Among the Nordic countries, Denmark, Finland (including Åland) and Sweden are three out of 28 member states in the economic and political European Union (EU). Iceland and Norway are two out of four members of EFTA (European Free Trade Association), consisting of countries, which either through EFTA or bilaterally have agreements with EU to participate in EU’s inner market. The Faroe Islands and Greenland are not members of any of these economic cooperation organisations. These differences in supra-national affiliation throughout the Nordic regions have impact on which data is included in this report. For example, the statistical institution Eurostat provides data for a number of European-wide indicators, but the geographical coverage is limited to EU, EFTA and EU candidate states, thus excluding the Faroe Islands and Greenland. Wherever possible, data for these regions has been supplemented from other sources.

The regional dimension

This report displays data using both regional and municipal administrative divisions (see figure 1.1). As figure 1.1 demonstrates, there are large difference in size of administrative structures within the Nordic Region, both at the regional and the municipal level. The average size of a Nordic municipality is 1.065 km². The smallest municipalities are less than 10 km² and are either insular municipalities (i.a. Kvitsøy in Norway and Seltjarnarnes in Iceland) or within greater capital areas (i.e. Sundbyberg near Stockholm, Frederiksberg surrounded by the municipality of Copenhagen and Kauniainen in Finland, surrounded by the municipality of Espoo). The largest municipalities are ca. 20.000 km² and located in Northern Sweden (Kiruna and Jokkmokk). The average population density of a Nordic municipality was around 121 inhabitants per km² in 2015, with densities ranging from under 0,5 inhab./ km² (mostly in remote parts of Iceland, e.g. Fljótsdalshreppur, Árneshreppur), to just under 13.000 inhab./ km² (Frederiksberg, Denmark). Other high density municipalities include Copenhagen (6.900 inhab./ km²), Sundbyberg (5.510 inhab./ km²), Stockholm (4.880 inhab./ km²) and Solna (3.530 inhab./ km²).

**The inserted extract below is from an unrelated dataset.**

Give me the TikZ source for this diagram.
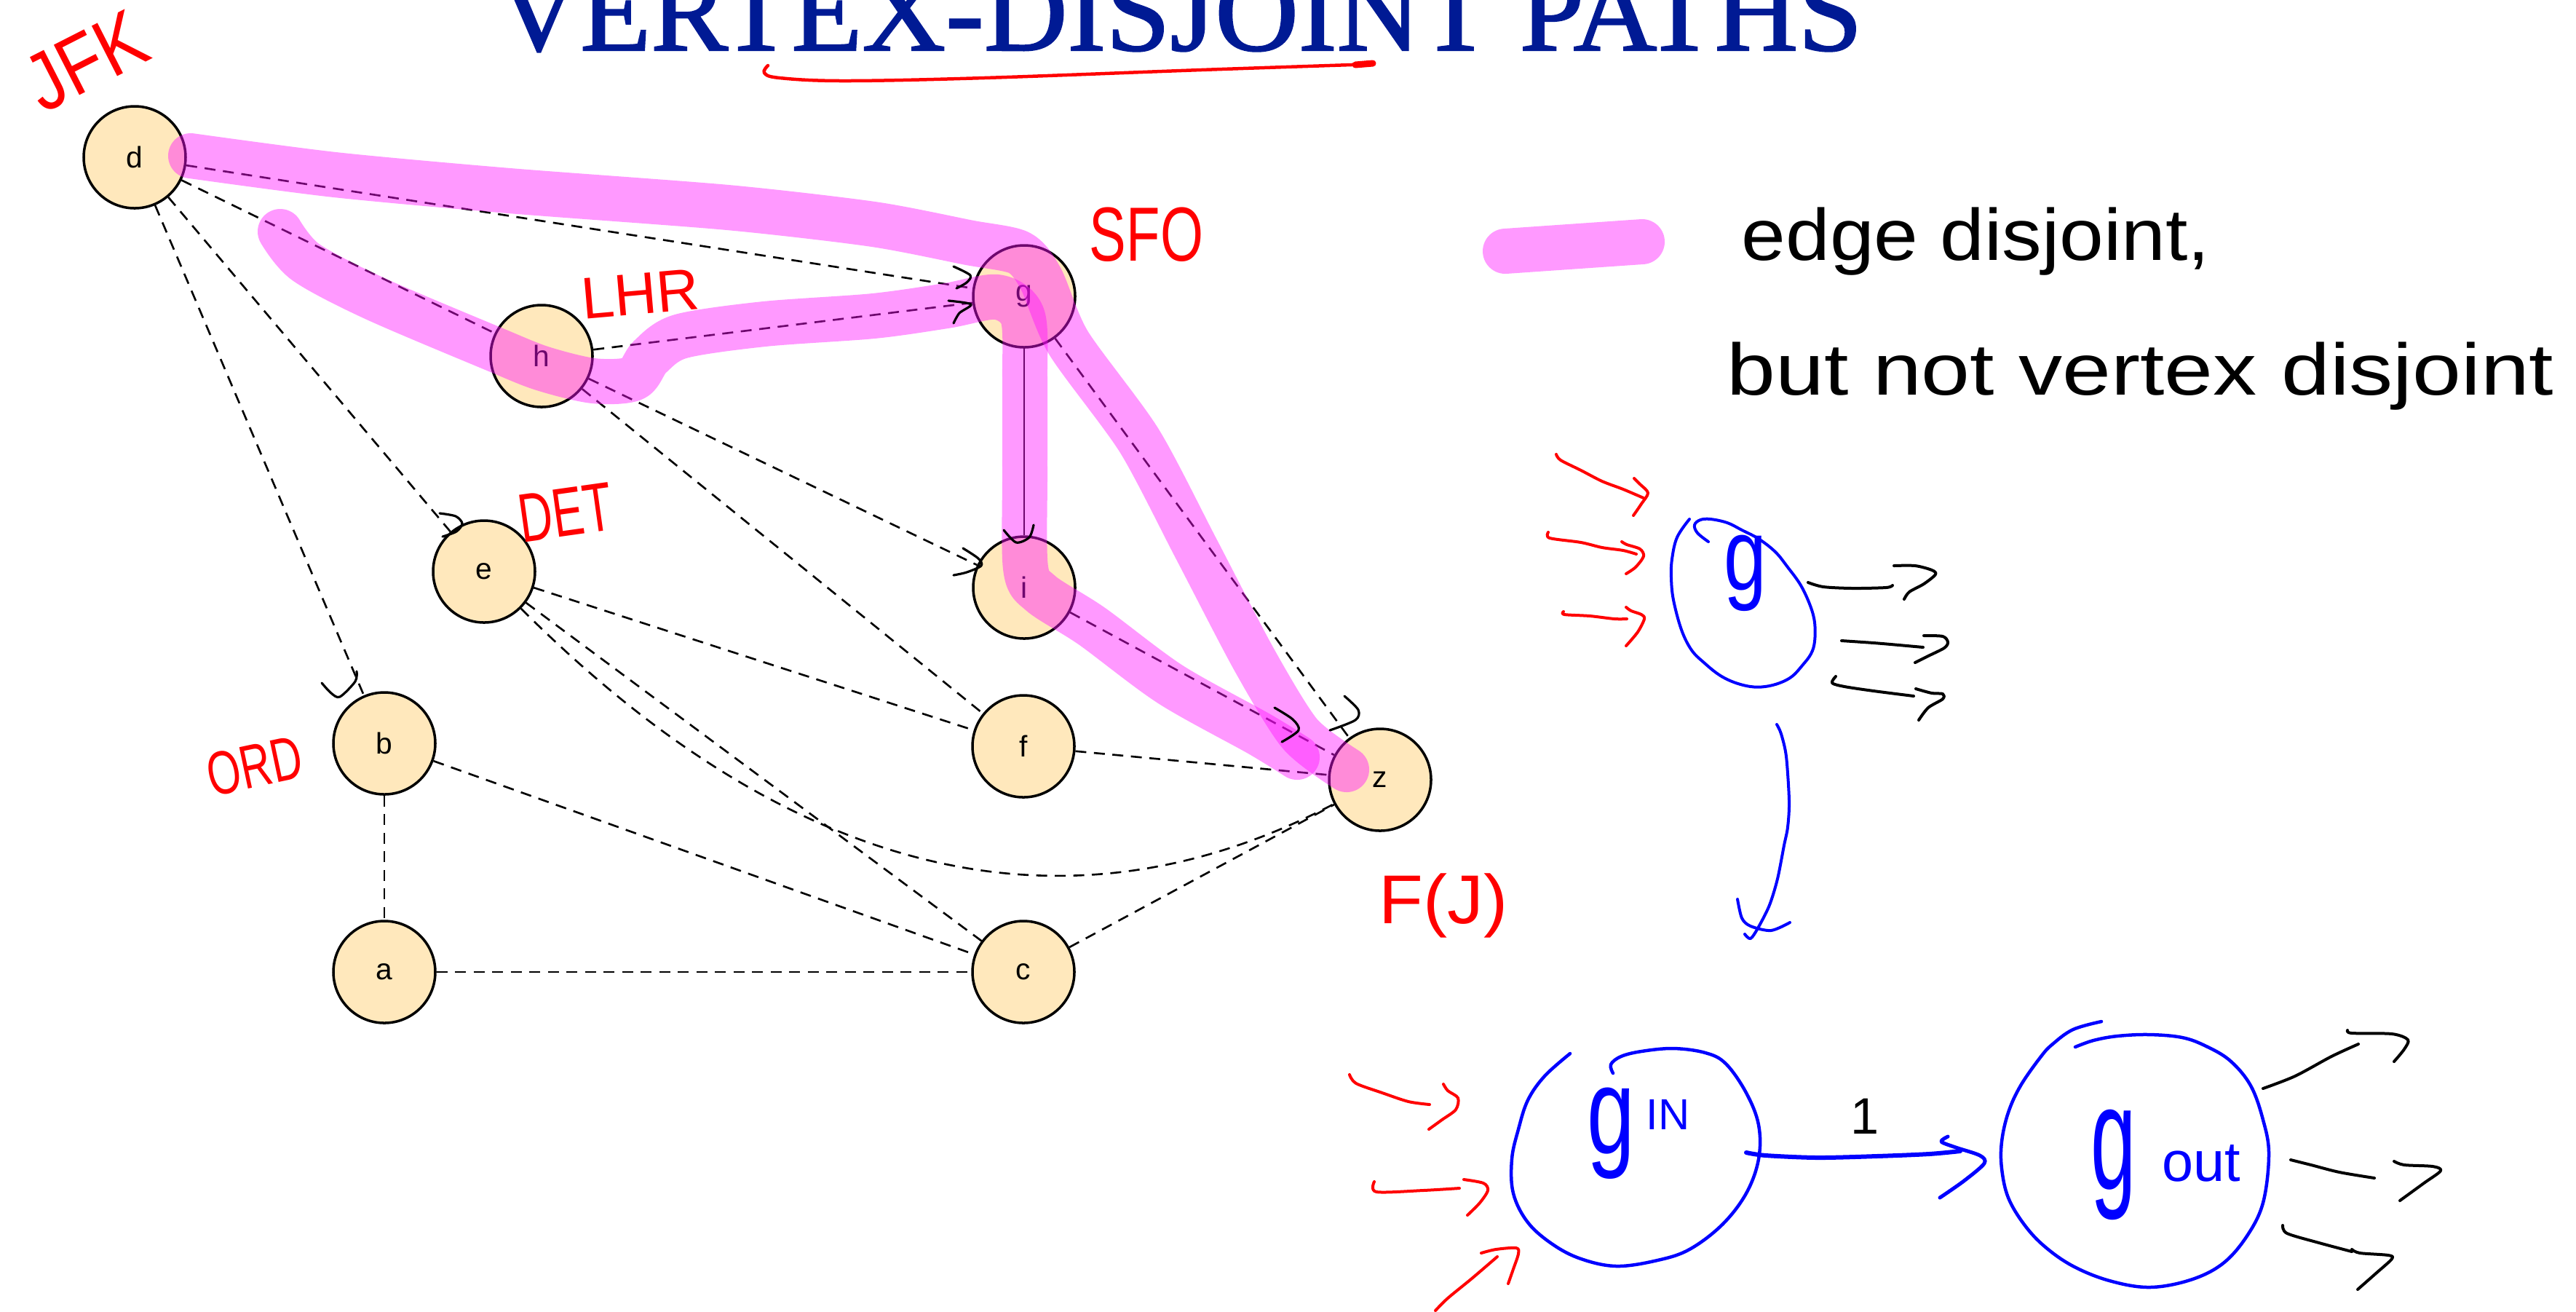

The average area of a Nordic region is 17,548 km². The smallest is Oslo (455 km²), followed by two Icelandic regions, Suðurnes (884 km²) and Hövuðborgarsvæði (1.106 km²). The largest region is Norrbotten in Northern Sweden (106.211 km²), followed by Lappi-Lappland in Northern Finland (just under 100.000 km²). The average population density of a Nordic region is 65 inhabitants per km² with densities ranging from 1 inhab./ km² (Austurland, Vestfirðir, Norðurland vestra, Norðurland eystra and Suðurland – all in Iceland) and 1.423 inhab/ km² (Oslo region). Other high density regions include Hovedstaden (682 inhab/ km²) and Stockholm (318 inhab/ km²).


Nordic municipal and regional reforms

Patterns of administrative reforms across the Nordic Region have varied in recent years. Denmark and
Greenland saw large scale reforms in 2007 and 2009, respectively, but have had no changes in the administrative structure since then. The latest municipal boundary shifts in the Faroe Islands took place in 2009.

In Sweden, several decades have passed since the most recent, large-scale municipal reform, with no municipal mergers at all during the last decade. Finland, Iceland and Norway, however, have seen municipal or regional boundary shifts also in the most recent years, Finland both in 2015 and 2016. Maps and other figures of administrative regions and municipalities in this report are presented according their borders as of 1 January 2015.